Academic Minute Podcast

David Cingranelli, Binghamton University – The Need for National Human Rights Report Cards

Students get report cards; maybe countries should as well.

David Cingranelli, professor of political science at Binghamton University, explains why.

David Cingranelli is a Professor of Political Science. He has written widely on human rights, democracy, and governance. His 2007 book with Rodwan Abouharb, Human Rights and Structural Adjustment, (Cambridge University Press) demonstrated the negative human rights impacts of World Bank and IMF program lending in developing countries. He is a former President of the Human Rights Section of the American Political Science Association. Until 2012, he served as the co-director of the Cingranelli and Richards (CIRI) Human Rights Data Project, the largest and most widely used human rights data set in the world. Presently, he and Mikhail Filippov are working in collaboration with the United States Political Instability Task Force on a successor to the CIRI project, which will be called the “Rights” data project.
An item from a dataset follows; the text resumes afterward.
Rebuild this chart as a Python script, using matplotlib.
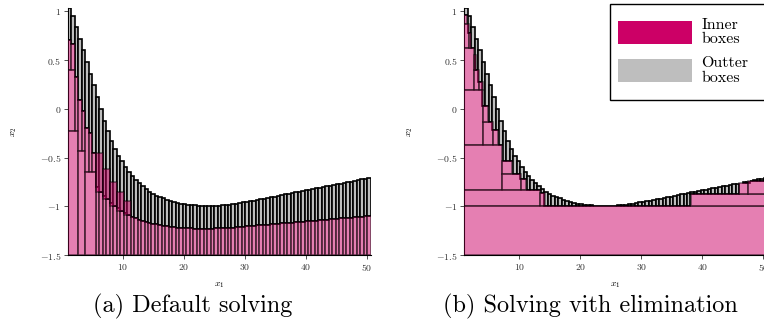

The Need for National Human Rights Report Cards

Social scientists like me care about measuring important ideas such as inequality, democracy, discrimination, and corruption. By attaching numbers to these ideas, we can build and test theories about why there is more of each of these things in some places and less in others, whether the amount is changing, and in what direction. For 40 years now my team and I have been measuring human rights. We think of human rights as tools that citizens can use to protect their dignity against increasingly powerful national governments.

So how do we measure something as complicated as human rights? In school, we got grades for English, Math, and Science, and, perhaps, an overall grade. Our approach is similar. We give countries grades based on how well they protect worker rights and freedom of speech and prevent torture and discrimination. These are just a few of the 25 rights graded in each nation’s annual report card.

Giving grades to countries helps the United States and the World Bank make decisions that take human rights into account. It helps scholars like me study trends that lead to violations, whether governments find it easier to protect some rights, why, what happens when rights are violated, and whether humanitarian interventions work.

Our 2022 national human rights report card placed Canada and Sweden at the top of the global class with a grade of 96 out of 100. It gave a failing grade of 10 to China, and even worse grades to North Korea and Syria, and Iran. If you think of human rights as tools that citizens can use against their governments to maintain their dignity, then the citizens of Canada and Sweden have way more tools than the citizens of Iran.

Teaching people about their human rights probably leads to better protection. Maybe not. But if we don’t measure human rights, we won’t know whether anything makes human rights better or worse.